I’ve begun to think more and more lately about how disappointed I would ultimately be if God always cleared my path of difficult things. We came to this earth to grow strong and fearless and be proven in ways that we couldn’t be where we were before. Imagine getting to the end of it all and realizing that you’d barely grown at all; going through all of mortality and coming out the other side about how you started. What a let down that would be.

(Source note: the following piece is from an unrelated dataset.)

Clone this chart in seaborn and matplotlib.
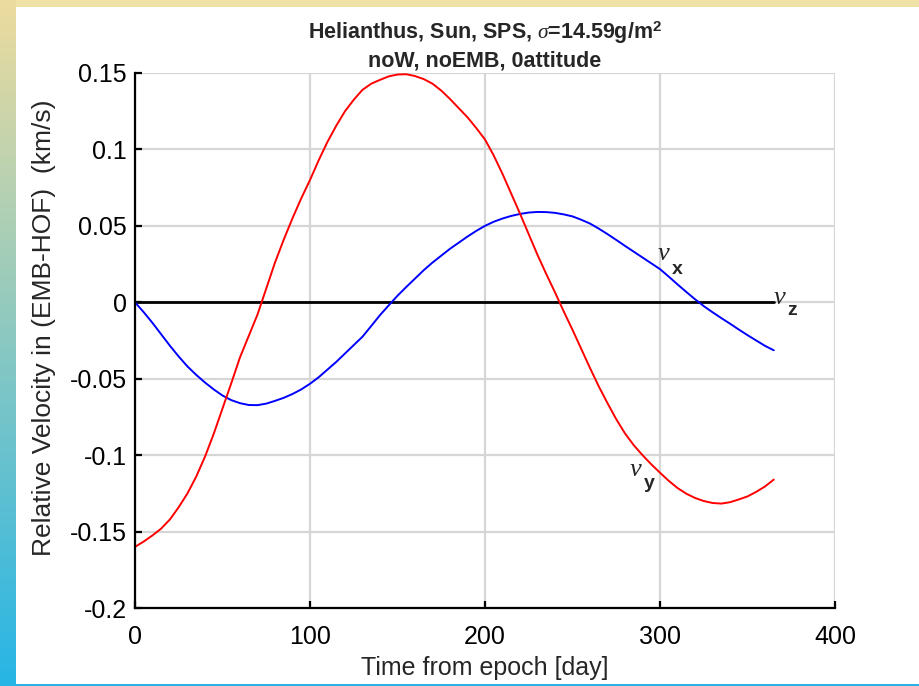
import numpy as np
import pandas as pd
import matplotlib
matplotlib.use("Agg")
import matplotlib.pyplot as plt
import seaborn as sns
from matplotlib.patches import Rectangle

# ---- data ----
days = [0, 5, 10, 15, 20, 25, 30, 35, 40, 45, 50, 55, 60, 65, 70, 75, 80, 85, 90, 95,
        100, 105, 110, 115, 120, 125, 130, 135, 140, 145, 150, 155, 160, 165, 170, 175,
        180, 185, 190, 195, 200, 205, 210, 215, 220, 225, 230, 235, 240, 245, 250, 255,
        260, 265, 270, 275, 280, 285, 290, 295, 300, 305, 310, 315, 320, 325, 330, 335,
        340, 345, 350, 355, 360, 365]
vx = [0.0, -0.0065, -0.0135, -0.021, -0.0285, -0.0355, -0.042, -0.0475, -0.0525, -0.057,
      -0.061, -0.064, -0.066, -0.0672, -0.0673, -0.0663, -0.0645, -0.0625, -0.060, -0.057,
      -0.0533, -0.049, -0.044, -0.039, -0.0335, -0.028, -0.0225, -0.0155, -0.0084, -0.002,
      0.0043, 0.010, 0.0155, 0.021, 0.026, 0.0305, 0.035, 0.039, 0.043, 0.0467,
      0.050, 0.0527, 0.0548, 0.0565, 0.0578, 0.0587, 0.0591, 0.0590, 0.0585, 0.0575,
      0.0562, 0.054, 0.0515, 0.0482, 0.0446, 0.0408, 0.0369, 0.0331, 0.0293, 0.0255,
      0.0217, 0.0168, 0.0117, 0.0068, 0.002, -0.0025, -0.0065, -0.0103, -0.014, -0.0178,
      -0.0215, -0.025, -0.0285, -0.0314]
vy = [-0.160, -0.1565, -0.1525, -0.148, -0.142, -0.134, -0.125, -0.114, -0.101, -0.086,
      -0.0695, -0.053, -0.036, -0.022, -0.008, 0.009, 0.026, 0.041, 0.055, 0.068,
      0.080, 0.093, 0.105, 0.1155, 0.125, 0.1325, 0.139, 0.143, 0.1455, 0.1478,
      0.149, 0.1492, 0.148, 0.146, 0.143, 0.1385, 0.133, 0.127, 0.121, 0.114,
      0.1065, 0.096, 0.084, 0.071, 0.058, 0.0445, 0.031, 0.0185, 0.0065, -0.006,
      -0.018, -0.0305, -0.043, -0.055, -0.066, -0.0765, -0.0858, -0.0935, -0.100, -0.106,
      -0.1115, -0.1168, -0.1215, -0.1252, -0.128, -0.130, -0.1313, -0.1317, -0.1308, -0.129,
      -0.127, -0.124, -0.1205, -0.116]
vz = [0.0] * len(days)

xticks = [0, 100, 200, 300, 400]
yticks = [0.15, 0.1, 0.05, 0, -0.05, -0.1, -0.15, -0.2]
ytick_labels = ["0.15", "0.1", "0.05", "0", "-0.05", "-0.1", "-0.15", "-0.2"]

title_text = "Helianthus, Sun, SPS, $\\sigma$=14.59g/m$^{\\mathbf{2}}$\nnoW, noEMB, 0attitude"
xlabel_text = "Time from epoch [day]"
ylabel_text = "Relative Velocity in (EMB-HOF)  (km/s)"

# ---- style ----
sns.set_style("white")
plt.rcParams["font.family"] = ["Liberation Sans", "DejaVu Sans"]
plt.rcParams["mathtext.fontset"] = "custom"
plt.rcParams["mathtext.rm"] = "Liberation Sans:bold"
plt.rcParams["mathtext.bf"] = "Liberation Sans:bold"
plt.rcParams["mathtext.it"] = "Liberation Serif:italic"

df = pd.DataFrame({"day": days, "vx": vx, "vy": vy, "vz": vz})

fig = plt.figure(figsize=(9.2, 6.86), dpi=100)
fig.patch.set_facecolor("white")

# decorative slide frame
strip = fig.add_axes([0, 0, 16 / 920, 1])
grad = np.linspace(0, 1, 256)[:, None]
top_c = np.array([0.93, 0.86, 0.62])
bot_c = np.array([0.15, 0.71, 0.90])
img = top_c[None, None, :] * (1 - grad[:, :, None]) + bot_c[None, None, :] * grad[:, :, None]
strip.imshow(img, aspect="auto", extent=[0, 1, 0, 1])
strip.set_axis_off()
fig.patches.append(Rectangle((16 / 920, 1 - 7 / 686), 1, 7 / 686, transform=fig.transFigure,
                             facecolor="#efe2a6", edgecolor="none", zorder=0))
fig.patches.append(Rectangle((16 / 920, 0), 1, 2.5 / 686, transform=fig.transFigure,
                             facecolor="#2ab3e2", edgecolor="none", zorder=0))

ax = fig.add_axes([135 / 920, 1 - 608 / 686, 700 / 920, 535 / 686])
ax.set_facecolor("white")

sns.lineplot(data=df, x="day", y="vz", ax=ax, color="black", linewidth=2.0, zorder=3)
sns.lineplot(data=df, x="day", y="vx", ax=ax, color="#0000ff", linewidth=1.4, zorder=4)
sns.lineplot(data=df, x="day", y="vy", ax=ax, color="#ff0000", linewidth=1.4, zorder=4)

ax.set_xlim(0, 400)
ax.set_ylim(-0.2, 0.15)
ax.set_xticks(xticks)
ax.set_xticklabels([str(t) for t in xticks])
ax.set_yticks(yticks)
ax.set_yticklabels(ytick_labels)

ax.grid(True, color="#d6d6d6", linewidth=1.6, zorder=0)
ax.set_axisbelow(True)
for s in ["top", "right"]:
    ax.spines[s].set_visible(False)
for s in ["left", "bottom"]:
    ax.spines[s].set_color("black")
    ax.spines[s].set_linewidth(1.6)
    ax.spines[s].set_zorder(5)

ax.tick_params(axis="both", direction="in", length=5, width=1.6, colors="black",
               labelsize=18, left=True, bottom=True)
ax.tick_params(axis="x", pad=12)
ax.tick_params(axis="y", pad=6)

ax.set_xlabel(xlabel_text, fontsize=18, labelpad=5)
ax.set_ylabel(ylabel_text, fontsize=19)
ax.yaxis.set_label_coords(-0.113, 0.523)
ax.set_title(title_text, fontsize=15.5, fontweight="bold", pad=5, linespacing=1.25)

# series labels
lab_kw = dict(zorder=6, ha="center", va="center")
ax.text(302, 0.032, "$v$", fontsize=19, **lab_kw)
ax.text(310, 0.0215, "x", fontsize=14, fontweight="bold", **lab_kw)
ax.text(286, -0.109, "$v$", fontsize=19, **lab_kw)
ax.text(294, -0.1185, "y", fontsize=14, fontweight="bold", **lab_kw)
ax.text(368.5, 0.0035, "$v$", fontsize=19, **lab_kw)
ax.text(375.5, -0.0055, "z", fontsize=14, fontweight="bold", **lab_kw)

fig.savefig("out.png", dpi=100, facecolor="white")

He will not take our growth opportunities away, but instead will lead us directly to the things that will shape us into our best, most joyful selves. Knowing that means that when our most threatening trials jump the security barrier and storm the stage telling us to give up on our testimony or stop trusting in the Lord, we can follow President Hunter’s example and refuse to comply. In that moment we are not looking at danger, we are looking at the initiators of our better selves. Times fraught as ours are what make servants as bold and true as we will be.
Quoting from the prophet Joseph Smith, President Hunter concluded his remarks that evening by saying, “He said about our time—yours and mine—that ours is the moment ‘upon which prophets, priests and kings [in ages past] have dwelt with peculiar delight; [all these ancient witnesses for God] have looked forward with joyful anticipation to the day in which we live; and fired with heavenly and joyful anticipations they have sung and written and prophesied of this our day; … we are the favored people that God has [chosen] to bring about the Latter-day glory.’ (History of the Church, 4:609–10.) What a privilege! What an honor! What a responsibility! And what joy! We have every reason in time and eternity to rejoice and give thanks for the quality of our lives and the promises we have been given.”
Let us not forget the blessings that we have. Let us not forget that we are in the fullness of times and that many have looked forward to this day. Most of all, let us look into the inevitable face of calamity and terror and calmly refuse to let it shake our foundation or our faith.